■ Aim ■
Repeat the material exactly from its first line to the line that includes "9.5, 9.8, 10];". Skip pictures.

——————

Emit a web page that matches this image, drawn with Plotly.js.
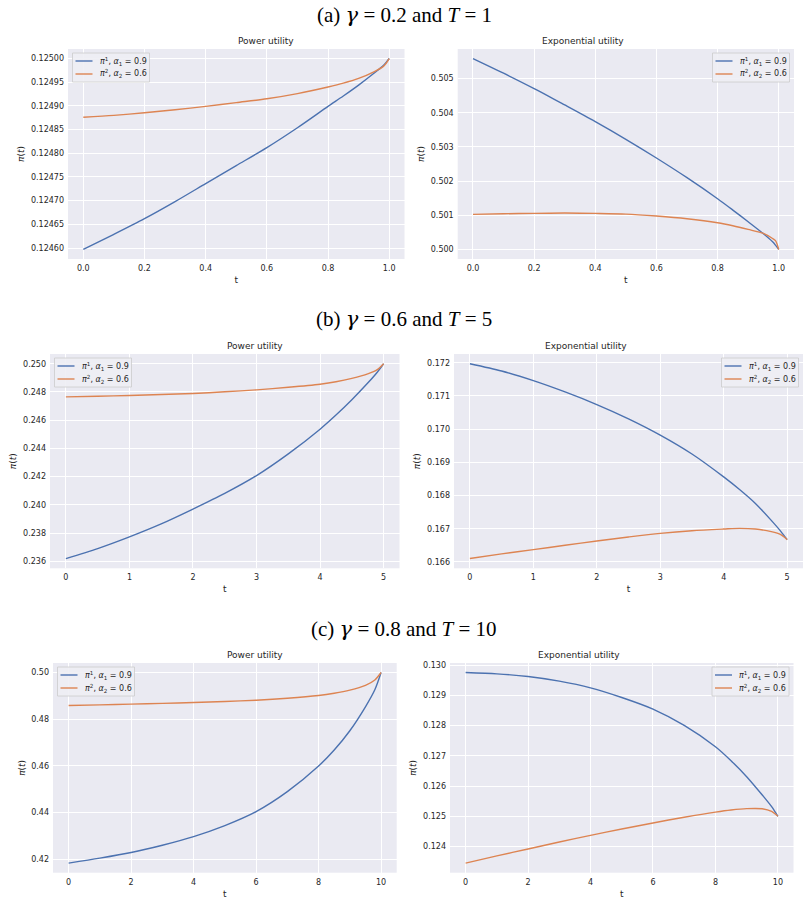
<!DOCTYPE html>
<html>
<head>
<meta charset="utf-8">
<script src="https://cdn.plot.ly/plotly-3.0.1.min.js"></script>
<style>
  body { margin: 0; background: #ffffff; }
  #chart { width: 808px; height: 904px; }
</style>
</head>
<body>
<div id="chart"></div>
<script>
// ---- time grids (T = 1, 5, 10) ----
const tA = [0, 0.1, 0.2, 0.3, 0.4, 0.5, 0.6, 0.7, 0.8, 0.85, 0.9, 0.95, 0.98, 0.99, 1.0];
const tB = [0, 0.5, 1, 1.5, 2, 2.5, 3, 3.5, 4, 4.25, 4.5, 4.75, 4.9, 5];
const tC = [0, 1, 2, 3, 4, 5, 6, 7, 8, 8.5, 9, 9.5, 9.8, 10];

// ---- (a) gamma = 0.2, T = 1 ----
const powerA_pi1 = [0.124597, 0.124629, 0.124662, 0.124698, 0.124736, 0.124774, 0.124812, 0.124854, 0.124899, 0.124921, 0.124944, 0.124969, 0.124985, 0.124992, 0.125000];
const powerA_pi2 = [0.124876, 0.124880, 0.1248855, 0.124892, 0.124899, 0.124907, 0.124915, 0.124926, 0.124940, 0.124948, 0.124958, 0.124972, 0.124983, 0.124990, 0.125000];
const expA_pi1 = [0.505586, 0.505156, 0.504707, 0.504228, 0.503740, 0.503223, 0.502676, 0.502100, 0.501484, 0.501152, 0.500810, 0.500460, 0.500225, 0.500120, 0.500000];
const expA_pi2 = [0.501025, 0.501045, 0.501055, 0.501065, 0.501055, 0.501035, 0.500977, 0.500898, 0.500781, 0.500693, 0.500586, 0.500469, 0.500320, 0.500250, 0.500000];

// ---- (b) gamma = 0.6, T = 5 ----
const powerB_pi1 = [0.23619, 0.23690, 0.23773, 0.23865, 0.23970, 0.24081, 0.24207, 0.24361, 0.24536, 0.24636, 0.24745, 0.24863, 0.24940, 0.25000];
const powerB_pi2 = [0.24765, 0.24770, 0.24775, 0.24782, 0.24789, 0.24801, 0.24815, 0.24833, 0.24855, 0.24872, 0.24896, 0.24928, 0.24958, 0.25000];
const expB_pi1 = [0.17197, 0.17175, 0.17146, 0.17112, 0.17074, 0.17031, 0.16982, 0.16925, 0.16856, 0.16818, 0.16776, 0.16725, 0.16692, 0.16667];
const expB_pi2 = [0.16610, 0.16624, 0.16637, 0.16650, 0.16663, 0.16675, 0.16686, 0.16694, 0.16699, 0.16701, 0.16699, 0.16691, 0.16682, 0.16667];

// ---- (c) gamma = 0.8, T = 10 ----
const powerC_pi1 = [0.41829, 0.42043, 0.42285, 0.42599, 0.42970, 0.43441, 0.44039, 0.44895, 0.45993, 0.46678, 0.47504, 0.48531, 0.49260, 0.50000];
const powerC_pi2 = [0.48586, 0.48615, 0.48645, 0.48678, 0.48714, 0.48758, 0.48814, 0.48897, 0.49014, 0.49110, 0.49243, 0.49450, 0.49680, 0.50000];
const expC_pi1 = [0.129758, 0.129714, 0.129626, 0.129472, 0.129251, 0.128932, 0.128547, 0.128007, 0.127303, 0.126840, 0.126312, 0.125706, 0.125320, 0.125000];
const expC_pi2 = [0.123450, 0.123690, 0.123920, 0.124150, 0.124370, 0.124580, 0.124780, 0.124970, 0.125140, 0.125210, 0.125255, 0.125250, 0.125160, 0.125000];

// ---- labels ----
const GAMMA = '<span style="font-family:\'DejaVu Serif\'"><i>γ</i></span>';
const rowTitles = [
  '(a) ' + GAMMA + ' = 0.2 and <i>T</i> = 1',
  '(b) ' + GAMMA + ' = 0.6 and <i>T</i> = 5',
  '(c) ' + GAMMA + ' = 0.8 and <i>T</i> = 10'
];
const panelTitles = ['Power utility', 'Exponential utility'];
const seriesNames = [
  '<i>π</i><sup>1</sup>, <i>α</i><sub>1</sub> = 0.9',
  '<i>π</i><sup>2</sup>, <i>α</i><sub>2</sub> = 0.6'
];

// ---- styling ----
const W = 808, H = 904;
const BLUE = '#4c72b0', ORANGE = '#dd8452';
const INK = '#262626';
const px = v => v / W;
const py = v => 1 - v / H;

const panels = [
  { t: tA, s1: powerA_pi1, s2: powerA_pi2, title: 0, frame: [68, 404.5, 49, 259],     xd: 0.2, xf: '.1f', yd: 0.00005, yf: '.5f', leg: 'left' },
  { t: tA, s1: expA_pi1,   s2: expA_pi2,   title: 1, frame: [457.7, 794, 49, 259],    xd: 0.2, xf: '.1f', yd: 0.001,   yf: '.3f', leg: 'right' },
  { t: tB, s1: powerB_pi1, s2: powerB_pi2, title: 0, frame: [50, 399.5, 354, 568.3],  xd: 1,   xf: 'd',   yd: 0.002,   yf: '.3f', leg: 'left' },
  { t: tB, s1: expB_pi1,   s2: expB_pi2,   title: 1, frame: [454, 803, 354, 568.3],   xd: 1,   xf: 'd',   yd: 0.001,   yf: '.3f', leg: 'right' },
  { t: tC, s1: powerC_pi1, s2: powerC_pi2, title: 0, frame: [53, 396.7, 663, 872.7],  xd: 2,   xf: 'd',   yd: 0.02,    yf: '.2f', leg: 'left' },
  { t: tC, s1: expC_pi1,   s2: expC_pi2,   title: 1, frame: [450, 793.5, 663, 872.7], xd: 2,   xf: 'd',   yd: 0.001,   yf: '.3f', leg: 'right' }
];

const traces = [];
const layout = {
  width: W, height: H,
  margin: { l: 0, r: 0, t: 0, b: 0 },
  paper_bgcolor: '#ffffff',
  plot_bgcolor: '#eaeaf2',
  showlegend: false,
  font: { family: 'DejaVu Sans, sans-serif', color: INK, size: 8 },
  annotations: [],
  shapes: []
};

const pad = (lo, hi) => { const d = (hi - lo) * 0.05; return [lo - d, hi + d]; };

panels.forEach((p, i) => {
  const n = i + 1;
  const xa = 'xaxis' + (n === 1 ? '' : n), ya = 'yaxis' + (n === 1 ? '' : n);
  const xr = 'x' + (n === 1 ? '' : n), yr = 'y' + (n === 1 ? '' : n);
  const [L, R, T, B] = p.frame;
  const all = p.s1.concat(p.s2);
  const tMax = p.t[p.t.length - 1];

  [[p.s1, BLUE, 0], [p.s2, ORANGE, 1]].forEach(([ys, col, k]) => {
    traces.push({
      type: 'scatter', mode: 'lines', x: p.t, y: ys, xaxis: xr, yaxis: yr,
      name: seriesNames[k],
      line: { color: col, width: 1.4, shape: 'spline', smoothing: 0.8 },
      hoverinfo: 'skip'
    });
  });

  const common = {
    showgrid: true, gridcolor: '#ffffff', gridwidth: 1,
    zeroline: false, showline: false, ticks: '',
    tickfont: { size: 8, color: INK, family: 'DejaVu Sans, sans-serif' },
    tickmode: 'linear', tick0: 0, ticklabelstandoff: 3
  };
  layout[xa] = Object.assign({}, common, {
    domain: [px(L), px(R)], anchor: yr,
    range: pad(0, tMax), dtick: p.xd, tickformat: p.xf,
    title: { text: 't', font: { size: 9, color: INK }, standoff: 4 }
  });
  layout[ya] = Object.assign({}, common, {
    domain: [py(B), py(T)], anchor: xr,
    range: pad(Math.min(...all), Math.max(...all)), dtick: p.yd, tickformat: p.yf,
    title: { text: '<i>π</i>(<i>t</i>)', font: { size: 9, color: INK }, standoff: 4 }
  });

  // panel title
  layout.annotations.push({
    xref: 'paper', yref: 'paper', x: px((L + R) / 2), y: py(T), yanchor: 'bottom', yshift: 1,
    text: panelTitles[p.title], showarrow: false, font: { size: 9, color: INK }
  });

  // legend box
  const bw = 77, bh = 29;
  const bx = p.leg === 'left' ? L + 4.5 : R - 4.5 - bw;
  const by = T + 4;
  layout.shapes.push({
    type: 'rect', xref: 'paper', yref: 'paper',
    x0: px(bx), x1: px(bx + bw), y0: py(by), y1: py(by + bh),
    fillcolor: 'rgba(238,238,244,0.9)', line: { color: '#cccccc', width: 0.8 }
  });
  [BLUE, ORANGE].forEach((col, k) => {
    const ry = by + 8 + k * 13;
    layout.shapes.push({
      type: 'line', xref: 'paper', yref: 'paper',
      x0: px(bx + 3), x1: px(bx + 20), y0: py(ry), y1: py(ry),
      line: { color: col, width: 1.4 }
    });
    layout.annotations.push({
      xref: 'paper', yref: 'paper', x: px(bx + 25), y: py(ry), xanchor: 'left', yanchor: 'middle',
      text: seriesNames[k], showarrow: false, font: { size: 8, color: INK }
    });
  });
});

// row headings
[15, 319, 629].forEach((yy, r) => {
  layout.annotations.push({
    xref: 'paper', yref: 'paper', x: 0.5, y: py(yy), yanchor: 'middle',
    text: rowTitles[r], showarrow: false,
    font: { family: 'Liberation Serif, serif', size: 21, color: '#000000' }
  });
});

Plotly.newPlot('chart', traces, layout, { displayModeBar: false, staticPlot: true });
</script>
</body>
</html>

——————

■ Task output ■
Emit a web page that matches this image, drawn with Plotly.js.
<!DOCTYPE html>
<html>
<head>
<meta charset="utf-8">
<script src="https://cdn.plot.ly/plotly-3.0.1.min.js"></script>
<style>
  body { margin: 0; background: #ffffff; }
  #chart { width: 808px; height: 904px; }
</style>
</head>
<body>
<div id="chart"></div>
<script>
// ---- time grids (T = 1, 5, 10) ----
const tA = [0, 0.1, 0.2, 0.3, 0.4, 0.5, 0.6, 0.7, 0.8, 0.85, 0.9, 0.95, 0.98, 0.99, 1.0];
const tB = [0, 0.5, 1, 1.5, 2, 2.5, 3, 3.5, 4, 4.25, 4.5, 4.75, 4.9, 5];
const tC = [0, 1, 2, 3, 4, 5, 6, 7, 8, 8.5, 9, 9.5, 9.8, 10];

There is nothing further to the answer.